Records from a collection
⟨

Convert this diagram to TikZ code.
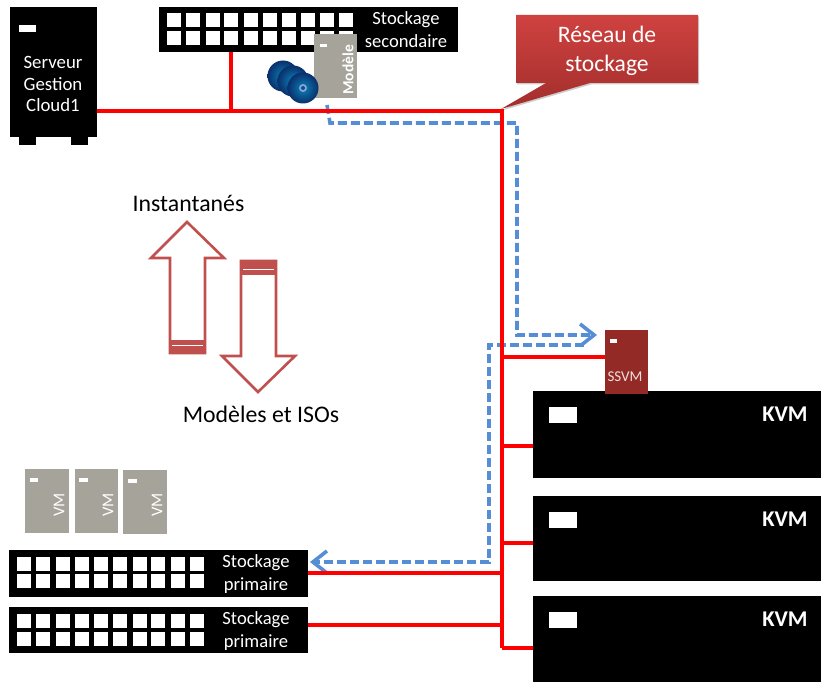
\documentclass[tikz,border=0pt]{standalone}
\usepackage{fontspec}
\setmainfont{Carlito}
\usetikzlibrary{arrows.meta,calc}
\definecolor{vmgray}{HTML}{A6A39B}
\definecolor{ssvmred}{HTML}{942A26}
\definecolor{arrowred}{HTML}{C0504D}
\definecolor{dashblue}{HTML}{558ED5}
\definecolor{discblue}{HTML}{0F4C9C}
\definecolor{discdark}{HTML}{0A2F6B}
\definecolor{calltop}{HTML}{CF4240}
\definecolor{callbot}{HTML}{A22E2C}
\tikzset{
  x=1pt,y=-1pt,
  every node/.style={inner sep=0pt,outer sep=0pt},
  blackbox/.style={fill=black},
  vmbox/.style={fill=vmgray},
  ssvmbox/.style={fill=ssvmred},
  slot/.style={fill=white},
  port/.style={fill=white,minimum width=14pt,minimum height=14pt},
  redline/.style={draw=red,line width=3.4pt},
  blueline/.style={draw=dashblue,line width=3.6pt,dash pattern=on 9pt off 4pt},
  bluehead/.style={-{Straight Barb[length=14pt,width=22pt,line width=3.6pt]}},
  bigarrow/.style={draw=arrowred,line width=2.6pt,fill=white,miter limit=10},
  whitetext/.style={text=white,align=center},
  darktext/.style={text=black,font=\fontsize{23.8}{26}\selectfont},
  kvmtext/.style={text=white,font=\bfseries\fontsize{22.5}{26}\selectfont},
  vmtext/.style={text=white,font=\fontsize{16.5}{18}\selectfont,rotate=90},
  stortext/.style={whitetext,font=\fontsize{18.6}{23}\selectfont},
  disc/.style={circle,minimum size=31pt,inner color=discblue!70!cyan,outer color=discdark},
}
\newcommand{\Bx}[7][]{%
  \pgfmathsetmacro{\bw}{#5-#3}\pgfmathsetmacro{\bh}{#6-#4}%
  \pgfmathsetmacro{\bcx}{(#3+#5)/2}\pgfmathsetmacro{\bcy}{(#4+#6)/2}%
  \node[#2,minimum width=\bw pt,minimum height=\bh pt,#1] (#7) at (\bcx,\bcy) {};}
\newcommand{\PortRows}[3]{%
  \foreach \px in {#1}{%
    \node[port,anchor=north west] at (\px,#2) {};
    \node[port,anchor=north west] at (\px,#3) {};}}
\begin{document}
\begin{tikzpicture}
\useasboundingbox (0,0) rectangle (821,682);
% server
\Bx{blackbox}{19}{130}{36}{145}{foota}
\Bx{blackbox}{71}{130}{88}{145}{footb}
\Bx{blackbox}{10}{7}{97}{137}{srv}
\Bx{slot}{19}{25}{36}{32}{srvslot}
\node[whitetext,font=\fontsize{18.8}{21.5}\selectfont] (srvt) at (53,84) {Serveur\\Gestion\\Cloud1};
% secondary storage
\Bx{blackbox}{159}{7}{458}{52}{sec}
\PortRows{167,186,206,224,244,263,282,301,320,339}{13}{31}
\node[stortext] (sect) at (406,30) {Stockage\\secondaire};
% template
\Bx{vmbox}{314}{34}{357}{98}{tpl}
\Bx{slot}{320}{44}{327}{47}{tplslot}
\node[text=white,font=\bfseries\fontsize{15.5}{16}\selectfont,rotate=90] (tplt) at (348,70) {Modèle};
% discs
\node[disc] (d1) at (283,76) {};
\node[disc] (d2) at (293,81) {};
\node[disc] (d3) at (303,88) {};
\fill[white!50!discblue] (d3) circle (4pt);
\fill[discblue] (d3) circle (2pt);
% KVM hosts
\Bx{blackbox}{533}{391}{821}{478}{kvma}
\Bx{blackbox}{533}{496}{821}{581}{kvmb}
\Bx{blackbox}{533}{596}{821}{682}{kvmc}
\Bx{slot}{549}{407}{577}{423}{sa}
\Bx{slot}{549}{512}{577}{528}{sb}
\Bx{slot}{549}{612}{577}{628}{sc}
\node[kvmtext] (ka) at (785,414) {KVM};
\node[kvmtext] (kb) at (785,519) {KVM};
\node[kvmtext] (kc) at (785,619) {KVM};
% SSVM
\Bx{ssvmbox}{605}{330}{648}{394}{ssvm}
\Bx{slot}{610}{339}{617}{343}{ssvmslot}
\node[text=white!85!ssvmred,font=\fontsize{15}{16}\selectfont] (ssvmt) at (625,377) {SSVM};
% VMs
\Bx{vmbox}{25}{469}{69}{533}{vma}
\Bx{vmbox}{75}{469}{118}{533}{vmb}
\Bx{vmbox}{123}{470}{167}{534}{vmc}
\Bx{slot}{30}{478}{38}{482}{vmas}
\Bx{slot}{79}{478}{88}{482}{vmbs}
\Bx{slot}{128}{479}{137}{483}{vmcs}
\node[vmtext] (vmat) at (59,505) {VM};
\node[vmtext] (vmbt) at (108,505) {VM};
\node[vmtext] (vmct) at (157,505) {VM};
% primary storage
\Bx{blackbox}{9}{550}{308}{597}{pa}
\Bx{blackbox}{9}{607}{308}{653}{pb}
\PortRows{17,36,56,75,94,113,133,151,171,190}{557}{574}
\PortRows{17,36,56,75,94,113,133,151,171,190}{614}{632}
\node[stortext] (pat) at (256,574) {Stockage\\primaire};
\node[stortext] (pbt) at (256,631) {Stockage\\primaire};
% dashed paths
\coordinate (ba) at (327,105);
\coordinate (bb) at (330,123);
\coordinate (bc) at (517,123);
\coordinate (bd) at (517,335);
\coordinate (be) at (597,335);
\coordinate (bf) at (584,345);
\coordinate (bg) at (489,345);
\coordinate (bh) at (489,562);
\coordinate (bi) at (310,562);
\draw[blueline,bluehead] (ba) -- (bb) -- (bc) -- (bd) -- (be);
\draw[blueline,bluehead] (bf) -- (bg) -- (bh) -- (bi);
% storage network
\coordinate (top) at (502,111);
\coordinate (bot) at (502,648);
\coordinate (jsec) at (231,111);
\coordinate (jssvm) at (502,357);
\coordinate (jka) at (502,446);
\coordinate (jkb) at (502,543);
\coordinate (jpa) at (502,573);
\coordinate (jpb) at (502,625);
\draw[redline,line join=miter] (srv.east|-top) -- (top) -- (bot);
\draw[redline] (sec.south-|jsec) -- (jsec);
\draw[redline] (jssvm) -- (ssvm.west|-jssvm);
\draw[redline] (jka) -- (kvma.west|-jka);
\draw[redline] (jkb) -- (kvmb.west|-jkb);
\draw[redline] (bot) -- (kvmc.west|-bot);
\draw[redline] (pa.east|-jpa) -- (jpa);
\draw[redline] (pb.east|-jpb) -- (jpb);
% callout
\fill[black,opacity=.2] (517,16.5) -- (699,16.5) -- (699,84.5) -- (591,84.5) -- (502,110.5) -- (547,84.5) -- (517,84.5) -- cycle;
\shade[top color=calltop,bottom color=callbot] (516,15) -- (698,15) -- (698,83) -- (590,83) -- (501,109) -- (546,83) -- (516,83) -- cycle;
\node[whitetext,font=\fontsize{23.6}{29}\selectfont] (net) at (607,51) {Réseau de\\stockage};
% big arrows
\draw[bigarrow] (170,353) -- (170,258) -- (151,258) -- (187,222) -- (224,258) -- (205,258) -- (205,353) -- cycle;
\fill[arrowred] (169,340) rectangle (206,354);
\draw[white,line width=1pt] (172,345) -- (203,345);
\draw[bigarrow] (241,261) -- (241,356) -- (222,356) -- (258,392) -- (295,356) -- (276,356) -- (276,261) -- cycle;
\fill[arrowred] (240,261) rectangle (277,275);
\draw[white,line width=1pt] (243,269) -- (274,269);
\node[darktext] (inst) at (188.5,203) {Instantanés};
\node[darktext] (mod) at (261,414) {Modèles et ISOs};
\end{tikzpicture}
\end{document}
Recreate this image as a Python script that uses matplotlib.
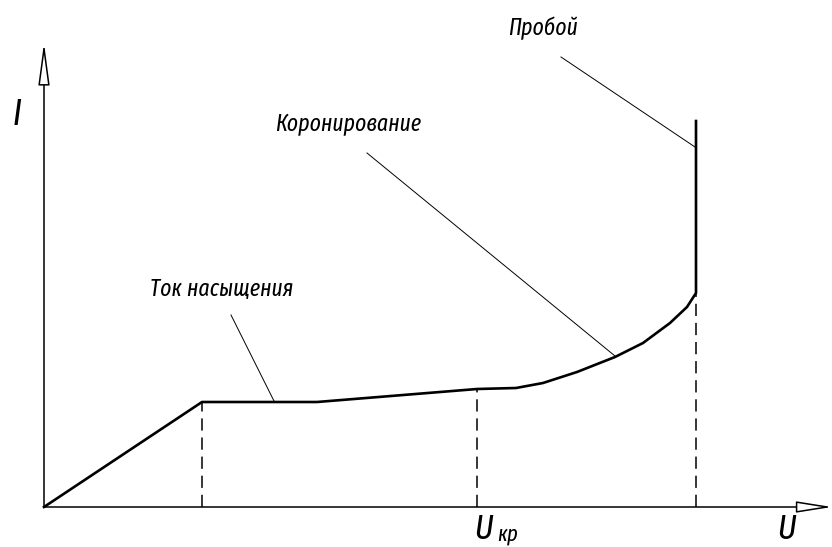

⟩

** The task **
Leave the pictures out and reproduce all of the records exactly.

** Result below **
Convert this diagram to TikZ code.
\documentclass[tikz,border=0pt]{standalone}
\usepackage{fontspec}
\setmainfont{Carlito}
\usetikzlibrary{arrows.meta,calc}
\definecolor{vmgray}{HTML}{A6A39B}
\definecolor{ssvmred}{HTML}{942A26}
\definecolor{arrowred}{HTML}{C0504D}
\definecolor{dashblue}{HTML}{558ED5}
\definecolor{discblue}{HTML}{0F4C9C}
\definecolor{discdark}{HTML}{0A2F6B}
\definecolor{calltop}{HTML}{CF4240}
\definecolor{callbot}{HTML}{A22E2C}
\tikzset{
  x=1pt,y=-1pt,
  every node/.style={inner sep=0pt,outer sep=0pt},
  blackbox/.style={fill=black},
  vmbox/.style={fill=vmgray},
  ssvmbox/.style={fill=ssvmred},
  slot/.style={fill=white},
  port/.style={fill=white,minimum width=14pt,minimum height=14pt},
  redline/.style={draw=red,line width=3.4pt},
  blueline/.style={draw=dashblue,line width=3.6pt,dash pattern=on 9pt off 4pt},
  bluehead/.style={-{Straight Barb[length=14pt,width=22pt,line width=3.6pt]}},
  bigarrow/.style={draw=arrowred,line width=2.6pt,fill=white,miter limit=10},
  whitetext/.style={text=white,align=center},
  darktext/.style={text=black,font=\fontsize{23.8}{26}\selectfont},
  kvmtext/.style={text=white,font=\bfseries\fontsize{22.5}{26}\selectfont},
  vmtext/.style={text=white,font=\fontsize{16.5}{18}\selectfont,rotate=90},
  stortext/.style={whitetext,font=\fontsize{18.6}{23}\selectfont},
  disc/.style={circle,minimum size=31pt,inner color=discblue!70!cyan,outer color=discdark},
}
\newcommand{\Bx}[7][]{%
  \pgfmathsetmacro{\bw}{#5-#3}\pgfmathsetmacro{\bh}{#6-#4}%
  \pgfmathsetmacro{\bcx}{(#3+#5)/2}\pgfmathsetmacro{\bcy}{(#4+#6)/2}%
  \node[#2,minimum width=\bw pt,minimum height=\bh pt,#1] (#7) at (\bcx,\bcy) {};}
\newcommand{\PortRows}[3]{%
  \foreach \px in {#1}{%
    \node[port,anchor=north west] at (\px,#2) {};
    \node[port,anchor=north west] at (\px,#3) {};}}
\begin{document}
\begin{tikzpicture}
\useasboundingbox (0,0) rectangle (821,682);
% server
\Bx{blackbox}{19}{130}{36}{145}{foota}
\Bx{blackbox}{71}{130}{88}{145}{footb}
\Bx{blackbox}{10}{7}{97}{137}{srv}
\Bx{slot}{19}{25}{36}{32}{srvslot}
\node[whitetext,font=\fontsize{18.8}{21.5}\selectfont] (srvt) at (53,84) {Serveur\\Gestion\\Cloud1};
% secondary storage
\Bx{blackbox}{159}{7}{458}{52}{sec}
\PortRows{167,186,206,224,244,263,282,301,320,339}{13}{31}
\node[stortext] (sect) at (406,30) {Stockage\\secondaire};
% template
\Bx{vmbox}{314}{34}{357}{98}{tpl}
\Bx{slot}{320}{44}{327}{47}{tplslot}
\node[text=white,font=\bfseries\fontsize{15.5}{16}\selectfont,rotate=90] (tplt) at (348,70) {Modèle};
% discs
\node[disc] (d1) at (283,76) {};
\node[disc] (d2) at (293,81) {};
\node[disc] (d3) at (303,88) {};
\fill[white!50!discblue] (d3) circle (4pt);
\fill[discblue] (d3) circle (2pt);
% KVM hosts
\Bx{blackbox}{533}{391}{821}{478}{kvma}
\Bx{blackbox}{533}{496}{821}{581}{kvmb}
\Bx{blackbox}{533}{596}{821}{682}{kvmc}
\Bx{slot}{549}{407}{577}{423}{sa}
\Bx{slot}{549}{512}{577}{528}{sb}
\Bx{slot}{549}{612}{577}{628}{sc}
\node[kvmtext] (ka) at (785,414) {KVM};
\node[kvmtext] (kb) at (785,519) {KVM};
\node[kvmtext] (kc) at (785,619) {KVM};
% SSVM
\Bx{ssvmbox}{605}{330}{648}{394}{ssvm}
\Bx{slot}{610}{339}{617}{343}{ssvmslot}
\node[text=white!85!ssvmred,font=\fontsize{15}{16}\selectfont] (ssvmt) at (625,377) {SSVM};
% VMs
\Bx{vmbox}{25}{469}{69}{533}{vma}
\Bx{vmbox}{75}{469}{118}{533}{vmb}
\Bx{vmbox}{123}{470}{167}{534}{vmc}
\Bx{slot}{30}{478}{38}{482}{vmas}
\Bx{slot}{79}{478}{88}{482}{vmbs}
\Bx{slot}{128}{479}{137}{483}{vmcs}
\node[vmtext] (vmat) at (59,505) {VM};
\node[vmtext] (vmbt) at (108,505) {VM};
\node[vmtext] (vmct) at (157,505) {VM};
% primary storage
\Bx{blackbox}{9}{550}{308}{597}{pa}
\Bx{blackbox}{9}{607}{308}{653}{pb}
\PortRows{17,36,56,75,94,113,133,151,171,190}{557}{574}
\PortRows{17,36,56,75,94,113,133,151,171,190}{614}{632}
\node[stortext] (pat) at (256,574) {Stockage\\primaire};
\node[stortext] (pbt) at (256,631) {Stockage\\primaire};
% dashed paths
\coordinate (ba) at (327,105);
\coordinate (bb) at (330,123);
\coordinate (bc) at (517,123);
\coordinate (bd) at (517,335);
\coordinate (be) at (597,335);
\coordinate (bf) at (584,345);
\coordinate (bg) at (489,345);
\coordinate (bh) at (489,562);
\coordinate (bi) at (310,562);
\draw[blueline,bluehead] (ba) -- (bb) -- (bc) -- (bd) -- (be);
\draw[blueline,bluehead] (bf) -- (bg) -- (bh) -- (bi);
% storage network
\coordinate (top) at (502,111);
\coordinate (bot) at (502,648);
\coordinate (jsec) at (231,111);
\coordinate (jssvm) at (502,357);
\coordinate (jka) at (502,446);
\coordinate (jkb) at (502,543);
\coordinate (jpa) at (502,573);
\coordinate (jpb) at (502,625);
\draw[redline,line join=miter] (srv.east|-top) -- (top) -- (bot);
\draw[redline] (sec.south-|jsec) -- (jsec);
\draw[redline] (jssvm) -- (ssvm.west|-jssvm);
\draw[redline] (jka) -- (kvma.west|-jka);
\draw[redline] (jkb) -- (kvmb.west|-jkb);
\draw[redline] (bot) -- (kvmc.west|-bot);
\draw[redline] (pa.east|-jpa) -- (jpa);
\draw[redline] (pb.east|-jpb) -- (jpb);
% callout
\fill[black,opacity=.2] (517,16.5) -- (699,16.5) -- (699,84.5) -- (591,84.5) -- (502,110.5) -- (547,84.5) -- (517,84.5) -- cycle;
\shade[top color=calltop,bottom color=callbot] (516,15) -- (698,15) -- (698,83) -- (590,83) -- (501,109) -- (546,83) -- (516,83) -- cycle;
\node[whitetext,font=\fontsize{23.6}{29}\selectfont] (net) at (607,51) {Réseau de\\stockage};
% big arrows
\draw[bigarrow] (170,353) -- (170,258) -- (151,258) -- (187,222) -- (224,258) -- (205,258) -- (205,353) -- cycle;
\fill[arrowred] (169,340) rectangle (206,354);
\draw[white,line width=1pt] (172,345) -- (203,345);
\draw[bigarrow] (241,261) -- (241,356) -- (222,356) -- (258,392) -- (295,356) -- (276,356) -- (276,261) -- cycle;
\fill[arrowred] (240,261) rectangle (277,275);
\draw[white,line width=1pt] (243,269) -- (274,269);
\node[darktext] (inst) at (188.5,203) {Instantanés};
\node[darktext] (mod) at (261,414) {Modèles et ISOs};
\end{tikzpicture}
\end{document}
Recreate this image as a Python script that uses matplotlib.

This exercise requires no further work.